構造的課題を乗り越える。クオータ制導入等の検討へ!
目標達成には程遠い現状を踏まえれば、組合役員や議決機関に安定的に一定の女性割合を確保していくことは決して簡単ではない目標ですが、情報労連の組合員に占める女性の割合(28.3%)からすれば、組合民主主義の観点からもこの状況を大きく転換していくことが不可欠です。
さらに、少子高齢化と労働力人口の減少が急速に進む中、女性をはじめ、多様な人材が参画し、その能力を十分発揮し得る労働環境をつくっていくことは、極めて重要な労働組合の取り組みであり、それを推進する労働組合の政策決定の場における多様性の確保はこれまで以上に重要になっています。
これまでの取り組みの延長線では、運動に多様性を十分反映するだけの女性の参画は望めません。取り組みの本質は、意思決定の場に女性が参画していくことで、これまで見逃されてきたさまざまな課題が意思決定に反映され、誰もが働きやすく、公平・公正な職場・社会づくりに寄与していくことにあるということ、そしてそのためには、女性の参画を促進するポジティブ・アクション(※1)を図り、構造的課題を乗り越えていくことが求められるということを、改めて強調したいと思います。
中央本部では、本計画の達成に向け、中央執行委員会におけるクオータ制(※2)導入等、次期改選期を見据えた女性参画率の確保に資する施策を実施することとし、各組織との連携の下、具体的な検討論議を重ねているところです。さらに、女性役員の定着・育成強化に向けた環境整備の一環として、女性役員同士の人的ネットワークの構築機会の提供や各組織のトップリーダーへの意識付けなどにも取り組んでいきたいと考えています。各組織においても、自組織の女性役員選出に向けた仕掛けづくりや環境整備に取り組んでいただきたいと思います。
計画達成のラストスパートに向けて
紙幅の関係上、本稿においては、とりわけ女性参画の促進を中心に記載していますが、もちろん、役員が増えたらそれでいいのか、という単純な話ではありません。計画には、「従来の活動スタイルの点検・見直し」や「ジェンダー平等推進について労使で話し合う場の設置」、「女性役員の定着、三役への登用も見据えた育成強化」等についても盛り込んでおり、各目標は相互に関連し合い、相乗効果を発揮するものとなります。
情報労連では、6月を「ダイバーシティー推進月間」と銘打ち、各組織における取り組み強化の期間としています。

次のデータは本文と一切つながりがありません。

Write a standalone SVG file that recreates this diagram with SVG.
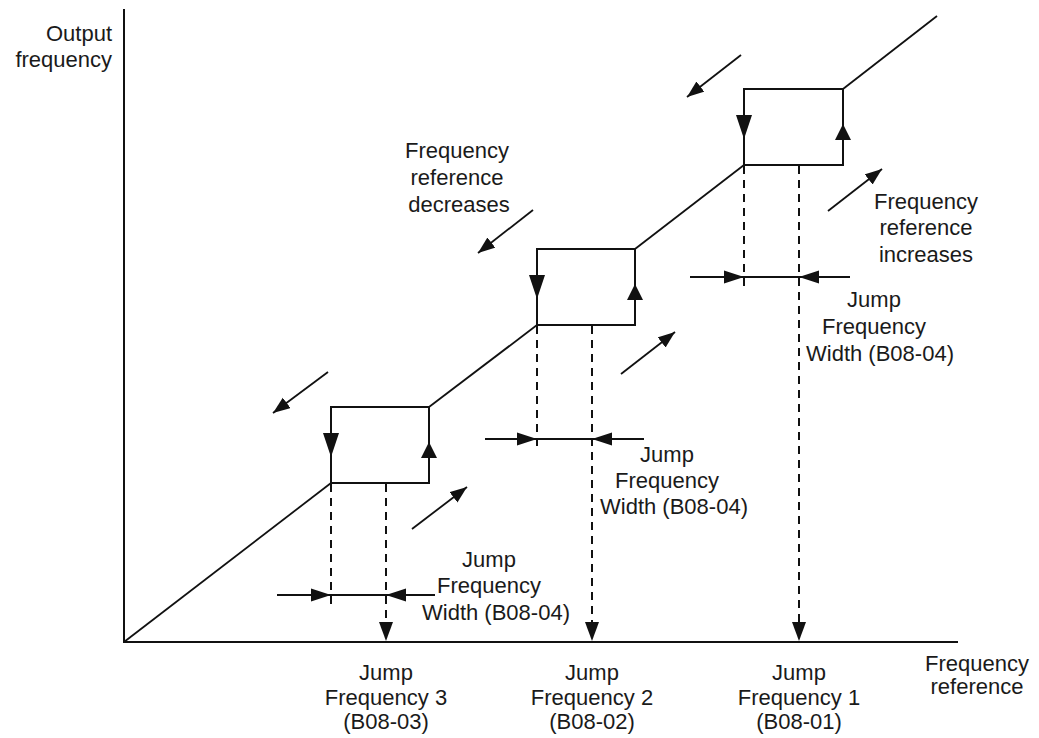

各組織には、計画と照らして組織実態を点検していただくとともに、次年度が計画期間の最終年度であることを強く意識し、具体的な取り組みを加速させていただきたいと思います。ともに頑張りましょう!
※1ポジティブ・アクション
男女が、社会の対等な構成員として、自らの意思によって社会のあらゆる分野における活動に参画する機会に係る男女間の格差を改善するため必要な範囲において、男女のいずれか一方に対し、当該機会を積極的に提供すること(男女共同参画社会基本法第2条第2号参照)。
※2クオータ制
ポジティブ・アクションの手法の一つであり、人種や性別などを基準に一定の人数や比率を割り当てる制度のこと。